For a few seconds I thought there was some attempt at communication. I was genuinely intrigued. Was it brazen sarcasm she blasted at me, or something more profound? I actually wanted to explore her point of view, to see if she had some world view where happiness and prosperity were attainable through nothing more than a penny found on a sidewalk.

Did she want the penny? Did she place it there as bait of some sort? Was this a set-up for a radio or television show?

No. There was no communication here. None at all. Just a vacant, bug-eyed stare directed at someone far away.

I remembered the first person of this ilk that I encountered in New York. It would have been 1990 or 1991, at a McDonald’s on the Upper West Side. Crowded and noisy, a woman sitting next to me sat talking in full voice. I caught something about “Goddam problems? I get up at 4am every day, I’m a fuckin’ whore, lemme tell you about my problems…”

For a moment she looked me square in the face and delivered her seemingly coherent diatribe. Thinking she was addressing me I said “What?” She did not stop talking. She gesticulated around her words, crushing a coffee cup to punctuate her anger, and as her eyes drifted past me and back at the table I realized she was babbling. The talk about getting up at 4am turned into “Goddam cocksuckers at the post office walk like pigs” and then something about Woody Allen.

Now that I think of it the “walk like pigs” line puzzles me. I am no connoisseur of racist spew, but I don’t think I’ve heard anyone accuse their enemy of walking like a pig. I remember her saying it, though, and how my mind rambled with strange images of postal workers waddling about like sow.

Somehow I never questioned that phrase until now.

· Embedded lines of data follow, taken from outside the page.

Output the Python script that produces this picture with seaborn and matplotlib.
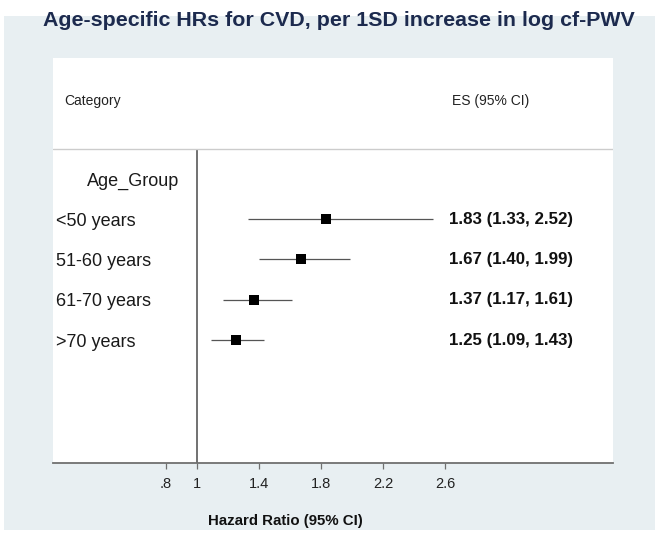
import numpy as np
import pandas as pd
import matplotlib
matplotlib.use("Agg")
import matplotlib.pyplot as plt
import seaborn as sns
from matplotlib.patches import Rectangle

# data
groups = ["<50 years", "51-60 years", "61-70 years", ">70 years"]
hr = [1.83, 1.67, 1.37, 1.25]
ci_low = [1.33, 1.40, 1.17, 1.09]
ci_high = [2.52, 1.99, 1.61, 1.43]
es_text = ["1.83 (1.33, 2.52)", "1.67 (1.40, 1.99)", "1.37 (1.17, 1.61)", "1.25 (1.09, 1.43)"]
tick_vals = [0.8, 1, 1.4, 1.8, 2.2, 2.6]
tick_labels = [".8", "1", "1.4", "1.8", "2.2", "2.6"]

sns.set_theme(style="white")
plt.rcParams["font.family"] = ["Liberation Sans", "DejaVu Sans"]

BG = "#e8eff2"
NAVY = "#1c2a4e"
GREY = "#707070"

df = pd.DataFrame({"group": groups, "hr": hr, "lo": ci_low, "hi": ci_high})
df["row"] = np.arange(len(df)) + 4

fig = plt.figure(figsize=(6.61, 5.36), dpi=100, facecolor="white")
fig.patches.append(Rectangle((4 / 661, 1 - 530 / 536), 651 / 661, 514 / 536,
                             transform=fig.transFigure, facecolor=BG,
                             edgecolor="none", zorder=-10))
ax = fig.add_axes([53 / 661, 1 - 463 / 536, 560 / 661, 405 / 536])
ax.set_zorder(5)
ax.set_facecolor("white")

# confidence intervals and point estimates
ax.hlines(df["row"], df["lo"], df["hi"], color="#555555", linewidth=0.9, zorder=2)
sns.scatterplot(data=df, x="hr", y="row", marker="s", s=62, color="black",
                linewidth=0, ax=ax, zorder=3, legend=False)

ax.set_xlim(0.071, 3.684)
ax.set_ylim(10.05, 0)

# reference line at 1 and header separator
ax.vlines(1, 2.25, 10.05, color="#666666", linewidth=1.3, zorder=1)
ax.axhline(2.25, color="#cccccc", linewidth=1.0, zorder=1)

# text columns
trans = ax.get_yaxis_transform()
ax.text(0.02, 1.07, "Category", transform=trans, fontsize=10, va="center", color="#222222")
ax.text(0.7125, 1.07, "ES (95% CI)", transform=trans, fontsize=10, va="center", color="#222222")
ax.text(0.061, 3.05, "Age_Group", transform=trans, fontsize=13, va="center", color="#1a1a1a")
for r, g, t in zip(df["row"], groups, es_text):
    ax.text(0.005, r + 0.05, g, transform=trans, fontsize=13, va="center", color="#1a1a1a")
    ax.text(0.707, r, t, transform=trans, fontsize=12.2, fontweight="bold",
            va="center", color="#111111")

# axes styling
for s in ["top", "right", "left"]:
    ax.spines[s].set_visible(False)
ax.spines["bottom"].set_color(GREY)
ax.spines["bottom"].set_linewidth(1.3)
ax.set_yticks([])
ax.set_xticks(tick_vals)
ax.set_xticklabels(tick_labels, fontsize=10.5, color="#222222")
ax.tick_params(axis="x", direction="out", length=4, width=0.9, color=GREY, pad=6, bottom=True)
ax.set_xlabel("Hazard Ratio (95% CI)", fontsize=10.8, fontweight="bold", color="#111111")
ax.set_ylabel("")
ax.xaxis.set_label_coords((285 - 53) / 560, -0.125)

fig.text(339 / 661, 1 - 21 / 536, "Age-specific HRs for CVD, per 1SD increase in log cf-PWV",
         ha="center", va="center", fontsize=15.4, fontweight="bold", color=NAVY)

fig.savefig("out.png", dpi=100, facecolor="white")
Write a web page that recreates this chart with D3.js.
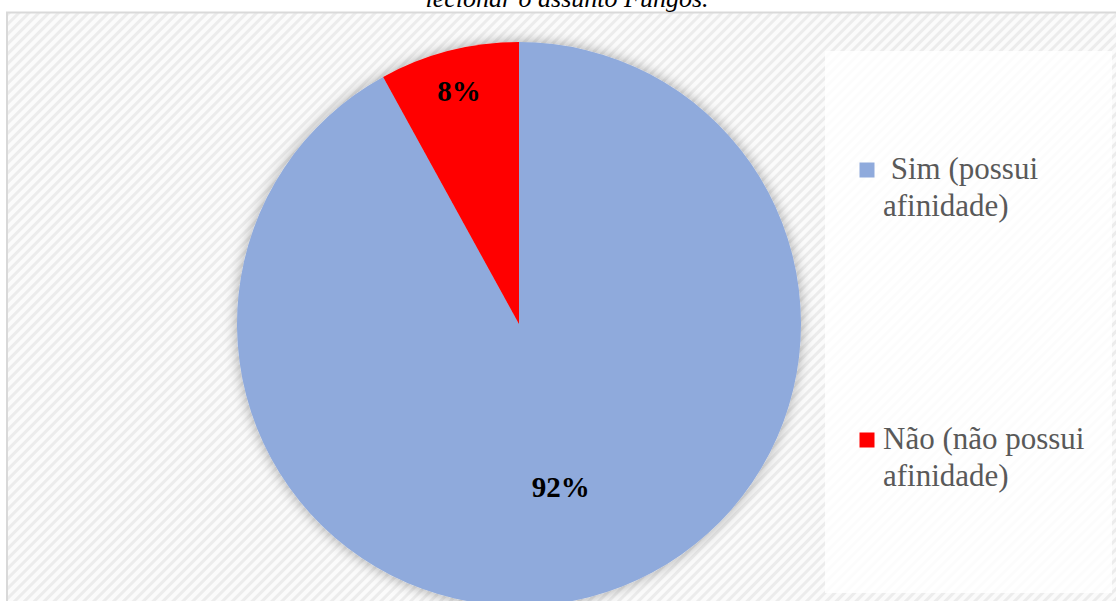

She was obliviating. At first I felt ill at ease, but she simply did not know I was there. The discomfort partly disappeared because of that. Our eyes met for a full 2 or 3 seconds, though. When I said “What?” I swear I detected a glimmer of recognition. Recognition of the circumstance, and even an ounce of pity for me and the confusion in my eyes. I imagined the incoherence existed on one level and a guiding sanity (which gave her her freedom) sat on some other level, supervising.

I may have fully invented this.

I wanted to sit and listen.

I obliviate all the time. Unlike the woman at the McDonald’s I am not disturbed, at least not demonstratively so. And unlike the woman last week in midtown my path to obliviation does not require a cell phone or any technological intervention. I simply let my brain clatter with the noise of anxiety, and I suspect that bewilderment follows me more often than I know.